I’ve added audio recorded elements to some of my Composition II writing assignments this semester, beginning with their second assignment, the autobiographical essay. This essay is short enough to reasonably ask that it be recorded entire, personal enough that the students should feel fairly confident reading it, and just academic enough that it broadens their field of personal expression. Here is the opening of the assignment that outlines its nature and sets up its eventual adaptation into an online component of a website:
“This essay should draw on your background, interests, and/or experience enough to show either your particular interest or particular expertise (or both) that explains why you, in particular, are interested in this study. Be certain that you are comfortable with the information that you choose to share with your peers and your teacher, much less a hypothetical larger readership. In some respects this essay corresponds to the ‘About Me/Us’ links found on professional websites. This element of your eportfolio is meant to inform, reflect, and connect.”
The required mechanics are addressed later, and, of course, there is enough opportunity as a class and with individual students to amplify or clarify the finer points. Here is the recorded component that I have added:
“Additionally, you will record yourself reading this essay, either directly into Canvas or as an uploaded audio file, and then submit a one and a half to two page essay describing your response to both the oral reading of and the listening to your own essay. So the written response will require you to record your reading and to listen to your recording.”
As a baseline, the students should at least hear to some degree the effectiveness of their prose, especially in regard to syntax and logical transitions, and perhaps also to diction.

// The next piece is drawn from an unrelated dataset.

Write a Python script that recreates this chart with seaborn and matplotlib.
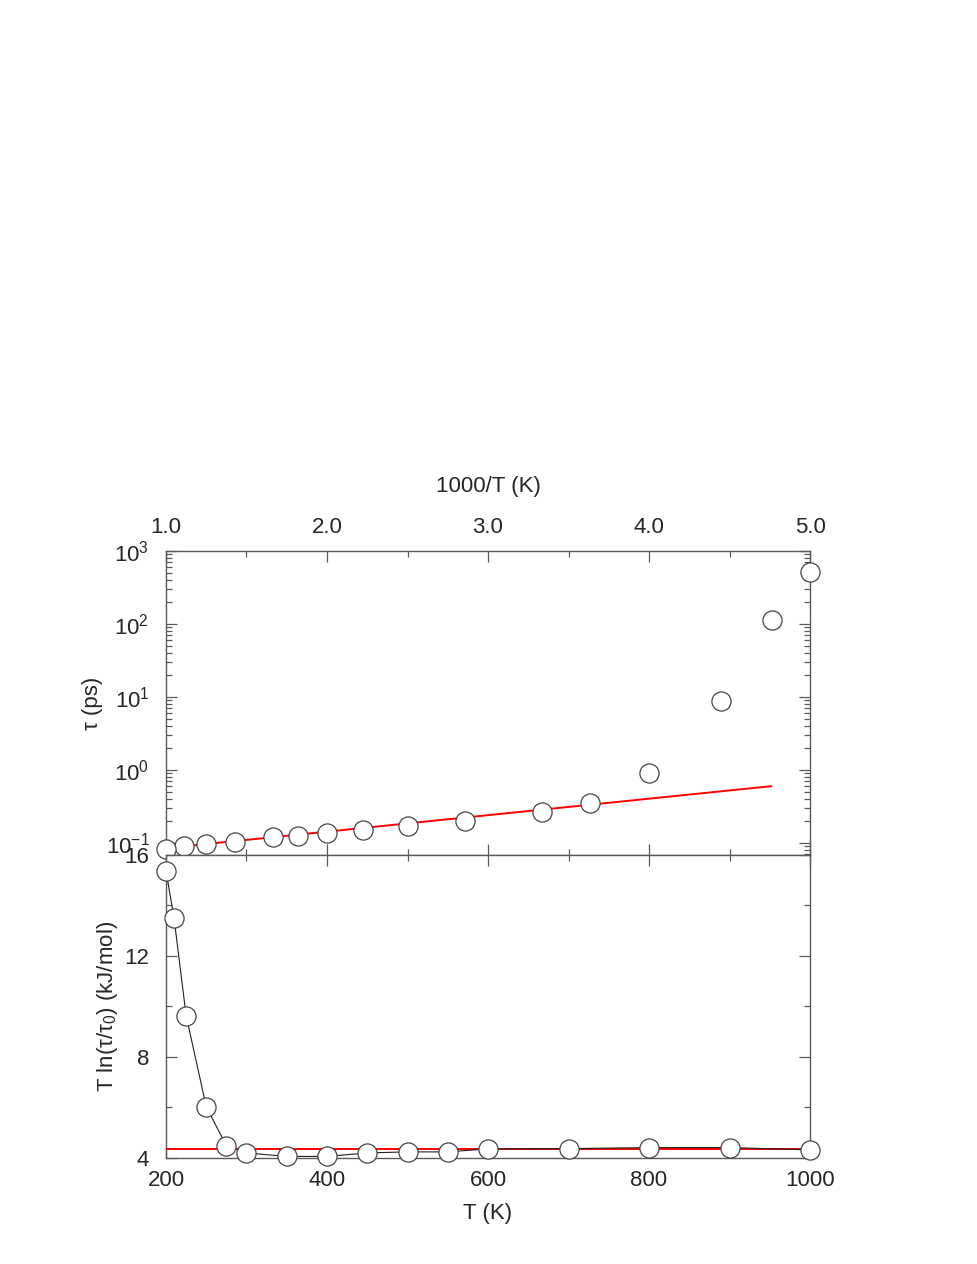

But, for this first recorded assignment, the key to making this work as I want it to is the accompanying reflective essay. While they may gain some advantage in reading it aloud and further advantage in listening to their recording afterward, I believe that the best advantage will come from them critically thinking through writing about the whole experience.
To that end, I am working on a handout with a list of suggested questions or prompts that will require the students to describe how the experience has affected the ways they see their drafts, if not, in fact, their whole cycle of composition. For instance:
Describe what hearing your text felt like.
How easy or difficult was it for you to recite your draft? In either case, why do you think it was so?
As you listened to your recording, did you mark anything on your draft? Did any changes appear to be needed that you hadn’t noticed earlier?
As you read or listened to your draft, did you lose the thread of the argument? If so, what happened to cause this and how can you fix it?
How did the tone of your draft sound to you: didactic, preachy, informal, overly formal, conversational, accusatory, colloquial, angry, dry, or patronizing? Did it sound confident, open-minded, diplomatic, friendly, helpful, or informed?
How do you think other readers or listeners might respond emotionally or rationally to your argument as you hear it? Do you think you come across as honest and reliable?
How much do you think you sounded like yourself? Do you feel like you’ve managed to achieve a balance between an academic tone and your natural voice? What else might you do to find this balance in a way that satisfies you?
I will continue developing these questions, probably grouping them into sets addressing tone, comprehension, persuasiveness, or like categories. However, as the assignments grow more varied, and, in some cases, longer, I am, for now, limiting the recordings to opening and closing paragraphs. And, for now, I am not requiring other short reflective essays on the recording, which I’m afraid might be more repetitive than not. I will, however, suggest that in their final reflective essay at semester’s end, they may want to include commentary on the recorded element of their work, or they may even want to introduce an audio recording as one of their required artifacts in their eportfolio.